I was driving home from fishing today and as I came past the edge of a slough 2 Canada geese got up from the shore and made a fast pass over the grass. A coyote dashed out from cover into the water up to his chest and grabbed a gossling. Hats off to him. ND is inundated with Canada geese that are doing crop damage in an untold amount of $$$$. I think if more farmers left a buffer strip of tall grass around the sloughs and lakes the coyotes would keep the geese honest.

The coyote has just come out of the water.


----------



## shaug (Mar 28, 2011)

Dick Monson wrote,



> I think if more farmers left a buffer strip of tall grass around the sloughs and lakes the coyotes would keep the geese honest.


I like to sit in these cattail strips around a pond or slough and pass shoot waterfowl. A few floaters dekes in front on the water and a few shells behind in the field with me in the middle in deadly. Cattail seeds float in the wind, land on the water and wash up on shore. They quickly take root especially if the water recedes a little. However, Canada Thistle likes the same route.

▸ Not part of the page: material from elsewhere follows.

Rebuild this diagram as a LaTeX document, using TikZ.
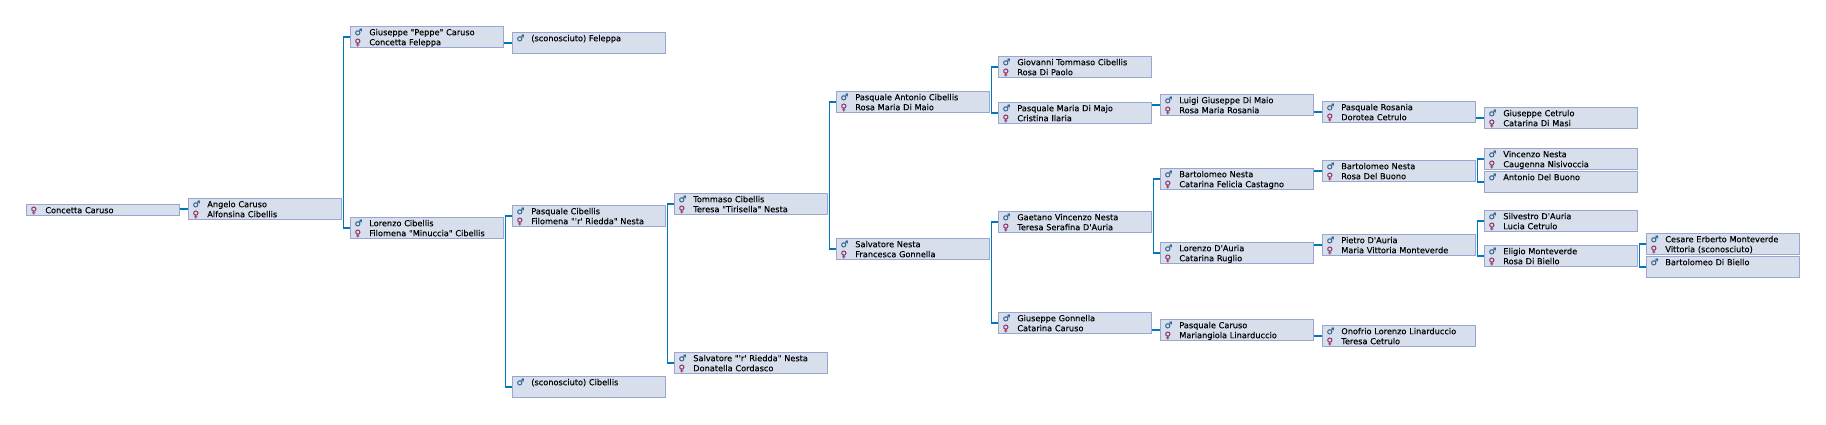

One year I came out to my favorite slough and the farmer had disked all the cattails down. I visited with the farmer about it and he said it wasn't that he wanted more farmland (an acre or two) it was because there was no way to spray it. He had to get it before the thistle went to seed. Back in 2008 when Lake Sakakawea dropped 40 feet the exposed shore line turned into weeds. Nobody did anything about it, I suppose the job was too big. That fall when the wind blew it looked like a snowstorm coming up out of there.

It is all a double edged sword. Yes, the pheasant hunting was great in all those weeds and sweetclover along Sak that fall and when the water came back it was a nursery for fish.

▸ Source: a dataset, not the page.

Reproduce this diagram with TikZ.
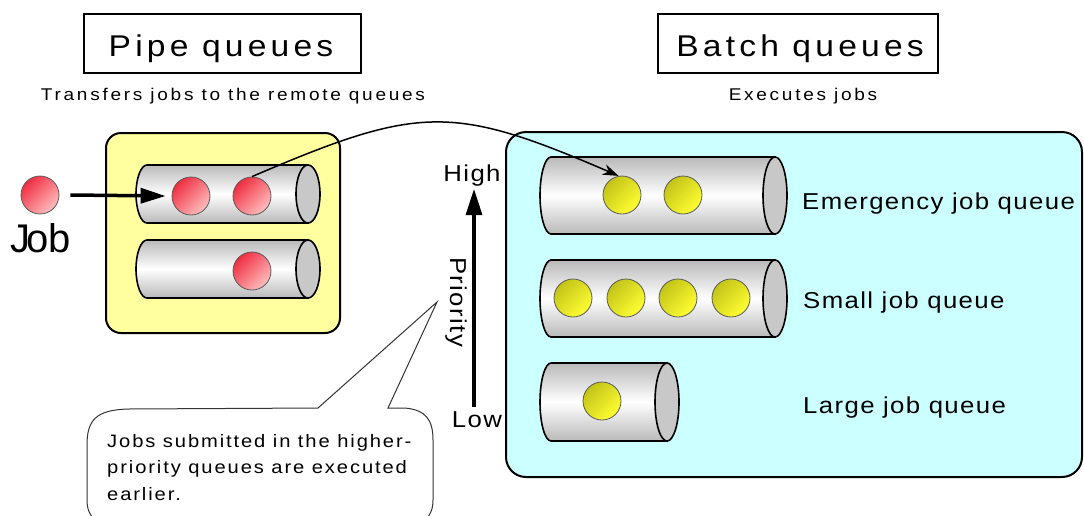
\documentclass[tikz,border=0pt]{standalone}
\usepackage{fontspec}
\setmainfont{Liberation Sans}
\newfontfamily\spacedA[FakeStretch=1.12,LetterSpace=14]{Liberation Sans}
\newfontfamily\spacedS[FakeStretch=1.12,LetterSpace=16]{Liberation Sans}
\newfontfamily\spacedB[FakeStretch=1.12,LetterSpace=6]{Liberation Sans}
\newfontfamily\spacedC[FakeStretch=1.12,LetterSpace=10.5]{Liberation Sans}
\usetikzlibrary{arrows.meta,calc}
\definecolor{yelbox}{RGB}{255,255,160}
\definecolor{cyanbox}{RGB}{204,255,255}
\definecolor{cylgray}{RGB}{185,185,185}
\definecolor{endgray}{RGB}{200,200,200}
\definecolor{redA}{RGB}{240,45,65}
\definecolor{redB}{RGB}{255,190,190}
\definecolor{yelA}{RGB}{195,195,25}
\definecolor{yelB}{RGB}{255,255,50}
\tikzset{
  titlebox/.style={draw, line width=2.5pt, minimum height=59pt, inner sep=0pt},
  titletext/.style={inner sep=0pt, font=\spacedA\fontsize{30}{36}\selectfont},
  subtext/.style={inner sep=0pt, font=\spacedS\fontsize{17}{20}\selectfont},
  smalltext/.style={inner sep=0pt, font=\spacedC\fontsize{18}{26.5}\selectfont},
  labeltext/.style={inner sep=0pt, font=\spacedB\fontsize{23}{27}\selectfont},
  bigtext/.style={inner sep=0pt, font=\fontsize{40}{46}\selectfont},
  redball/.style={circle, draw=black!65, line width=0.8pt, minimum size=38pt, inner sep=0pt, top color=redA, bottom color=redB, shading angle=45},
  yelball/.style={circle, draw=black!65, line width=0.8pt, minimum size=38pt, inner sep=0pt, top color=yelA, bottom color=yelB, shading angle=45},
  cylbody/.style={draw, line width=1.6pt, top color=cylgray, bottom color=cylgray, middle color=white},
  cylend/.style={draw, line width=1.6pt, fill=endgray},
  roundbox/.style={draw, line width=2pt},
  callout/.style={draw=black!80, line width=1pt, fill=white},
  thickarrow/.style={line width=3.5pt, -{Triangle[length=25pt,width=15pt]}},
  curvearrow/.style={line width=1.5pt, -{Stealth[length=16pt,width=11pt]}}
}
\newcommand{\qcyl}[4]{%
  \pgfmathsetmacro\qmid{(#2+#4)/2}%
  \pgfmathsetmacro\qry{(#4-#2)/2}%
  \pgfmathsetmacro\qxc{#3-12}%
  \pgfmathsetmacro\qxa{#1+11}%
  \pgfmathsetmacro\qk{0.552*\qry}%
  \path[cylbody] (\qxc,#2) -- (\qxa,#2) .. controls ({\qxa-6},#2) and (#1,{\qmid-\qk}) .. (#1,\qmid) .. controls (#1,{\qmid+\qk}) and ({\qxa-6},#4) .. (\qxa,#4) -- (\qxc,#4) -- cycle;
  \path[cylend] (\qxc,\qmid) ellipse [x radius=12, y radius=\qry];
}
\begin{document}
\begin{tikzpicture}[x=1pt,y=-1pt]
\useasboundingbox (0,0) rectangle (1084,515);
% titles
\node[titlebox, minimum width=277pt] (pq) at (222.5,43.5) {};
\node[titlebox, minimum width=280pt] (bq) at (798,43.5) {};
\node[titletext, anchor=base] (pqt) at (221,56) {Pipe queues};
\node[titletext, anchor=base] (bqt) at (800,56) {Batch queues};
\node[subtext, anchor=base] (pqsub) at (233,100) {Transfers jobs to the remote queues};
\node[subtext, anchor=base] (bqsub) at (803,100) {Executes jobs};
% boxes
\draw[roundbox, fill=yelbox, rounded corners=15pt] (106,133) rectangle (340,333);
\draw[roundbox, fill=cyanbox, rounded corners=20pt] (506,132) rectangle (1082,477);
% pipe cylinders
\qcyl{136}{165}{320}{223}
\qcyl{136}{240}{320}{298}
% batch cylinders
\qcyl{540}{157}{787}{234}
\qcyl{540}{260}{787}{337}
\qcyl{540}{363}{679}{441}
% balls
\node[redball] (j0) at (40,195) {};
\node[redball] (p1) at (191,196) {};
\node[redball] (p2) at (252,196) {};
\node[redball] (p3) at (252,271) {};
\node[yelball] (e1) at (622,195) {};
\node[yelball] (e2) at (683,195) {};
\node[yelball] (s1) at (573,298) {};
\node[yelball] (s2) at (626,298) {};
\node[yelball] (s3) at (678,298) {};
\node[yelball] (s4) at (731,298) {};
\node[yelball] (l1) at (602,401) {};
% job label
\node[bigtext, anchor=base] (joblbl) at (41,252) {J\kern-4pt ob};
% arrows
\draw[thickarrow] ([xshift=11pt]j0.east) -- ([xshift=-6pt]p1.west);
\draw[curvearrow] (p2.north) .. controls (419,105) and (452,104) .. (e1.100);
% priority
\coordinate (plow) at (474,407);
\coordinate (phigh) at (474,189);
\draw[line width=3.2pt, -{Triangle[length=26pt,width=16pt]}] (plow) -- (phigh);
\node[labeltext, anchor=base] (high) at (472,181) {High};
\node[labeltext, anchor=base] (low) at (477,427) {Low};
\node[labeltext, rotate=-90] (prio) at (456,302) {Priority};
% labels
\node[labeltext, anchor=base west] (lem) at (802,209) {Emergency job queue};
\node[labeltext, anchor=base west] (lsm) at (803,308) {Small job queue};
\node[labeltext, anchor=base west] (llg) at (803,413) {Large job queue};
% callout
\coordinate (ctip) at (437,302);
\draw[callout] (318,408) -- (ctip) -- (388,408) -- (405,408) .. controls (426,410) and (433,420) .. (433,440) -- (433,500) .. controls (433,510) and (430,514) .. (426,520) -- (94,520) .. controls (90,514) and (87,510) .. (87,500) -- (87,445) .. controls (87,420) and (96,410) .. (128,409) -- cycle;
\node[smalltext, anchor=north west, align=left] (ctext) at (107,434) {Jobs submitted in the higher-\\priority queues are executed\\earlier.};
\end{tikzpicture}
\end{document}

I don't have the answers, but we do need to keep some coyotes honest.


----------



## Dick Monson (Aug 12, 2002)

Absolutely agree. As the sloughs go down the thistles and other weeds colonize that cattail habitat quickly. It is a real problem. And for sure there are problem coyotes here and there that need to be plunked. My only point is that coyotes also are beneficial to farmers and hunters alike. They are a terrific game animal whether guys are trapping or hunting them. The goose depredation problem in cropland is getting bigger every year and coyotes can trim that population up if given a chance.

Here's a pic of a soybean field next to a lake where geese are feeding on the young plants.










Here is another soybean field with a border buffer strip of "CRP-type mix" of wheat grasses and clover. That strip is only 20' wide but the flightless geese are unlikely to cross the buffer because of predators like coyotes. And the buffer has other conservation benefits too.


----------



## hwdeuce (Apr 6, 2010)

Do you guys think more farmers are putting in those buffer strips of crp to hold geese out 
Of the fields cause there wrecking the fields


----------



## Dick Monson (Aug 12, 2002)

If the USDA allowed a separate CRP option for this buffer activity I think farmers would sign up. Give up a strip around the water in exchange for saving larger acreage of crops seems logical. And prevent some soil erosion and improve water quality too. One of the stupidest regulations is currently CRP needs straight borders instead of following the contour of a water body. Or at least that is all I have found.

A side note on coyotes and geese is that an APHIS wildlife services agent told me one of their suggestions for goose depredation (before kill permits) is coyote decoys and silhouettes out in the fields. But the farmer has to move them every day or the geese figure it out.


----------



## kingcanada (Sep 19, 2009)

Pretty cool story, but coyotes don't do much damage to birds like fox do. They are better equipped to deal with geese than a fox though. Fox are mostly hell on ducks, pheasants, and other smaller birds. They are known to put serious effort into snatching goslings before the goslings grow much though. Eggs too. 
Buffer zones are great for 4 legged predators to get upland birds, but the buffers benefit the upland birds so much as habitat and cover from aerial predators that it more than makes up for it. It would have been interesting to see, like the golden eagle I saw taking down a grown antelope last winter.


----------